JPows: The courses in Europe are more challenging, whereas we have more "driving" in the US. And in the US, it’s very much a participatory sport. I think we’re growing, but we’re growing a fan and rider base, which is different than the Belgian model, which is very pro-specific. I think that there’s a happy balance that we’re finding in the US that achieves the wow factors as well as the participation aspect of an event. You don’t pay to go watch, you can go and bring your kids and eat food and race and it’s a party. There’s a lot of growing to do in the US, but it’s been great to be a part of that and to see it happening.
You are one of the few top athletes that is not from Belgium or the Netherlands. How does that feel?
JPows: It feels great. It didn’t happen overnight. To be able to have relationships with any of these riders that I’ve known for the last 12 years… It’s not just an overnight success. I think it’s a lot of time invested and it makes me feel good to be able to feel like they respect me enough to welcome me and greet me at the races I attend! I feel over the years I've earned my place in the international ranks.
You did a lot of road racing as well. Why did Cyclocross become your true passion?
JPows: My attention span! The shorter races in cooler temperatures suit me perfectly. I have a short attention span, and memorizing 8 minutes of track and being able to master and replicate that is very much in line with my personality. Road racing, I’d find myself bored after three hours, and in mountain biking, I was often times too hot. Cyclocross is that short race that I excel in—short, punchy efforts—plus cool temperatures.
So how do you feel about mud, cold and pain?
JPows: I love mud. More than I ever have, because I’ve become a racer in it. It can be extremely difficult and a real game-changer though. Cold, I like, to a point. Not when it’s extreme cold. -10 degrees Fahrenheit is too cold to be racing in. I’m not the abominable snowman, I’m a cyclist. I like to be able to race and go hard, and when it’s that cold, it’s all about trying to stay alive. And pain, it’s been said many times: how much can you suffer? I like that because I will suffer. I’ll sit there and suffer. But when you suffer and you get a great result, that feels amazing and it’s worth it.

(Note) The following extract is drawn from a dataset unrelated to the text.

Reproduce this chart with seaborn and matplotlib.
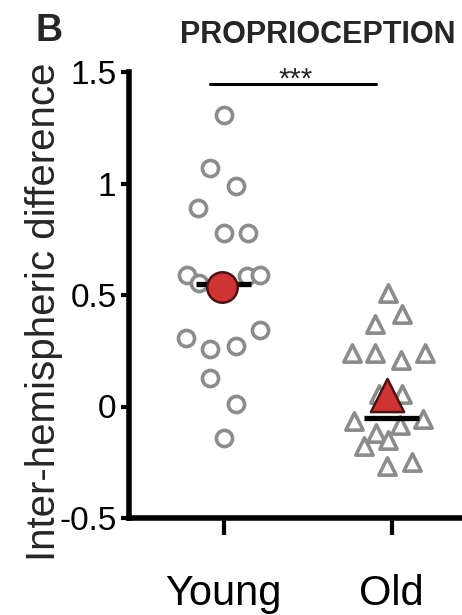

Cyclocross is great, but the actual season is not very long. How can you motivate yourself throughout the year?
JPows: The season is starting so much earlier, so now I’m doing camps and test events in August and racing through the middle of February. That’s a long season! Then, I race about 20 road and mountain bike events in the early season—April through August—and go straight into cyclocross, so while it seems like a lot of down time, the end of February is just laying on the couch like a mummy, March is getting myself back together, and then I start training for April.
What are your experiences with the FOCUS MARES cyclocross bike?
JPows: Having been involved with Focus since the new Mares’ inception and working with the designers and engineers on this bike, having had so much testing and experience on the previous models, this bike is very complete and I think easily the nicest cyclocross bike that’s available on the market and uses the most current technologies available. I feel really lucky to be able to ride it. The higher bottom bracket, the geometry, the integration with the disc brakes and R.A.T. thru axles have been incredible for my team and I to use to make our wheel changes so much faster. I could go on, but I’ll just say I feel great on the bike. It’s ridden me to many victories in the last couple seasons and it speaks for itself, I would encourage anyone who hasn't ridden one, to test one and see for themselves how great they are!